• Prompt: All pictures are to be skipped; retype only the lines from the top of the entries through the line with "var chart = echarts.init(document.getElementById('chart'));", both included.
....................
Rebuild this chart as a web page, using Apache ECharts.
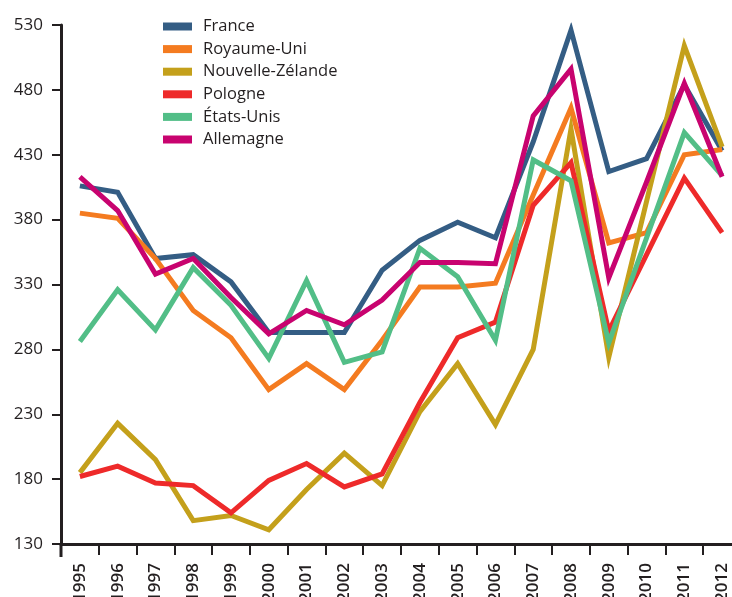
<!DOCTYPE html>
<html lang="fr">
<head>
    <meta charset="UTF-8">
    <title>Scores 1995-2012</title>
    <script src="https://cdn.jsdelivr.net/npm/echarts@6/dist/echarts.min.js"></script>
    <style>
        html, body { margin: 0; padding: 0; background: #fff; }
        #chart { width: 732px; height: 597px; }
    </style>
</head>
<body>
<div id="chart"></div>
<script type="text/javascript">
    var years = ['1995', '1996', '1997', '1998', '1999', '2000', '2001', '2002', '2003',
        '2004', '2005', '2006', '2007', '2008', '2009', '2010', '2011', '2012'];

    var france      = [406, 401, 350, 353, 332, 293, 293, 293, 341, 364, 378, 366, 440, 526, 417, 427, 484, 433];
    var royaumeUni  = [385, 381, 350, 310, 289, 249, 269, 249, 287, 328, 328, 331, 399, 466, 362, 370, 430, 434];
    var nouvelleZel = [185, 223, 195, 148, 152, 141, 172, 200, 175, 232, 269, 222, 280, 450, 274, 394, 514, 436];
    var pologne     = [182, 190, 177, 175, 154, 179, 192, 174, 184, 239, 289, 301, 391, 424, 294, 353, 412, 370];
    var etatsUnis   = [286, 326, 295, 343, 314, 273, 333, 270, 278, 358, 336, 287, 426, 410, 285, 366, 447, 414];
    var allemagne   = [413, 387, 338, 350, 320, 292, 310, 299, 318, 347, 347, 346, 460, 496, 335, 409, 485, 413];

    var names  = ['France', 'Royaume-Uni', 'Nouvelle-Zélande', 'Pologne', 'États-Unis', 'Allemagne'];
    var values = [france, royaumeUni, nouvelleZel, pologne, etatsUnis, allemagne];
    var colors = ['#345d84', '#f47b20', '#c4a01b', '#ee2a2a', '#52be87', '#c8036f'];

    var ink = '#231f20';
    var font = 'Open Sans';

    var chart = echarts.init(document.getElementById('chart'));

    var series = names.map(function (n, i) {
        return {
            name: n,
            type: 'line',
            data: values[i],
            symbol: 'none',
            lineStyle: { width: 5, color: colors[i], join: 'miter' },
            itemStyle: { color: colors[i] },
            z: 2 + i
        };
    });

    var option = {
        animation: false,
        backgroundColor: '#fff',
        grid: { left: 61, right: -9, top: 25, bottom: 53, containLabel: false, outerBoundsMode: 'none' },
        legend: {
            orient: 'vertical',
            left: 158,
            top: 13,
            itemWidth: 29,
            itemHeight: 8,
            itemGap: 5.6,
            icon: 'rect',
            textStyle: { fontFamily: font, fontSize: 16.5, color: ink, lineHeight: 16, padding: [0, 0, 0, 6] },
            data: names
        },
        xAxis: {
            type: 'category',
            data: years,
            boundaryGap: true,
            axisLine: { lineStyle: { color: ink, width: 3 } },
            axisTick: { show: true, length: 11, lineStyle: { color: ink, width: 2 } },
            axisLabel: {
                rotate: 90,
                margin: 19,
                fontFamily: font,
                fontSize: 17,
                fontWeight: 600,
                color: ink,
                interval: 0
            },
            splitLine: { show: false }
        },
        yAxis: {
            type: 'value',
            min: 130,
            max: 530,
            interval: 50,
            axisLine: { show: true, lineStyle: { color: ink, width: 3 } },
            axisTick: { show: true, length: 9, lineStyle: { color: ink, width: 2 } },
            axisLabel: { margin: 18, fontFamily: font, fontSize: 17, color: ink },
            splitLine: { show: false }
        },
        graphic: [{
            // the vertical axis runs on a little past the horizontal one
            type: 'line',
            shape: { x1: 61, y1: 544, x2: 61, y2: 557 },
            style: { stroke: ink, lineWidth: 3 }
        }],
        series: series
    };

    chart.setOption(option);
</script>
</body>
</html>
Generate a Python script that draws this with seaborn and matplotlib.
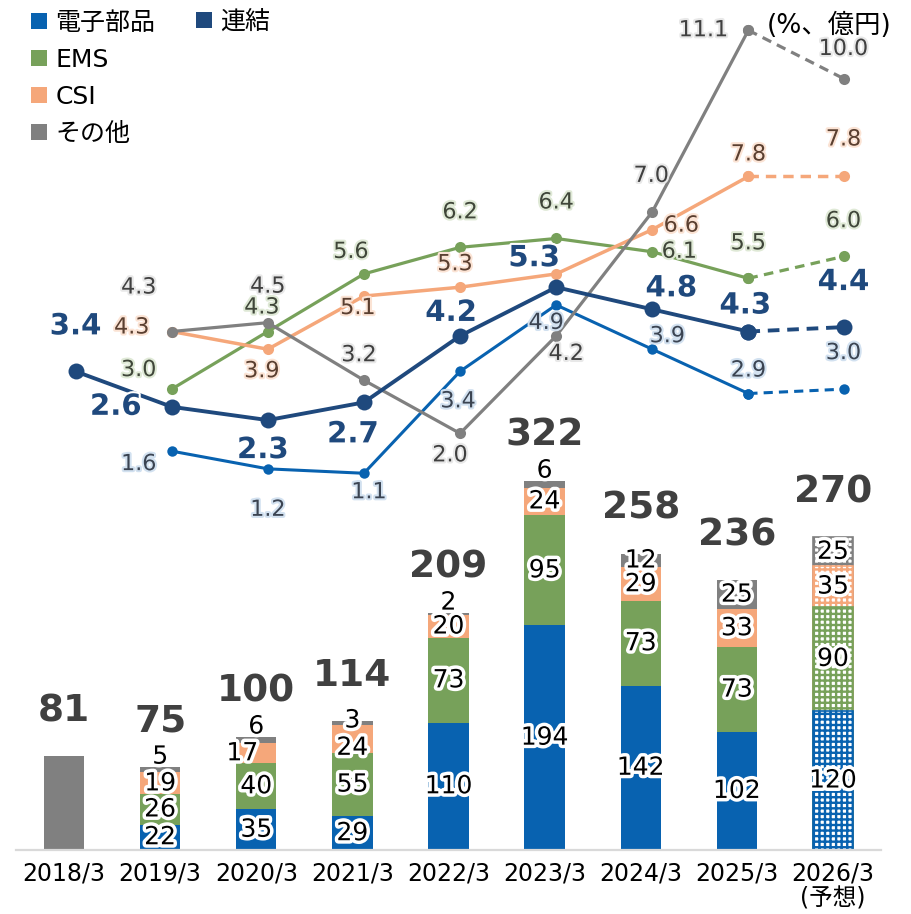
....................
• Expected output:
Rebuild this chart as a web page, using Apache ECharts.
<!DOCTYPE html>
<html lang="fr">
<head>
    <meta charset="UTF-8">
    <title>Scores 1995-2012</title>
    <script src="https://cdn.jsdelivr.net/npm/echarts@6/dist/echarts.min.js"></script>
    <style>
        html, body { margin: 0; padding: 0; background: #fff; }
        #chart { width: 732px; height: 597px; }
    </style>
</head>
<body>
<div id="chart"></div>
<script type="text/javascript">
    var years = ['1995', '1996', '1997', '1998', '1999', '2000', '2001', '2002', '2003',
        '2004', '2005', '2006', '2007', '2008', '2009', '2010', '2011', '2012'];

    var france      = [406, 401, 350, 353, 332, 293, 293, 293, 341, 364, 378, 366, 440, 526, 417, 427, 484, 433];
    var royaumeUni  = [385, 381, 350, 310, 289, 249, 269, 249, 287, 328, 328, 331, 399, 466, 362, 370, 430, 434];
    var nouvelleZel = [185, 223, 195, 148, 152, 141, 172, 200, 175, 232, 269, 222, 280, 450, 274, 394, 514, 436];
    var pologne     = [182, 190, 177, 175, 154, 179, 192, 174, 184, 239, 289, 301, 391, 424, 294, 353, 412, 370];
    var etatsUnis   = [286, 326, 295, 343, 314, 273, 333, 270, 278, 358, 336, 287, 426, 410, 285, 366, 447, 414];
    var allemagne   = [413, 387, 338, 350, 320, 292, 310, 299, 318, 347, 347, 346, 460, 496, 335, 409, 485, 413];

    var names  = ['France', 'Royaume-Uni', 'Nouvelle-Zélande', 'Pologne', 'États-Unis', 'Allemagne'];
    var values = [france, royaumeUni, nouvelleZel, pologne, etatsUnis, allemagne];
    var colors = ['#345d84', '#f47b20', '#c4a01b', '#ee2a2a', '#52be87', '#c8036f'];

    var ink = '#231f20';
    var font = 'Open Sans';

    var chart = echarts.init(document.getElementById('chart'));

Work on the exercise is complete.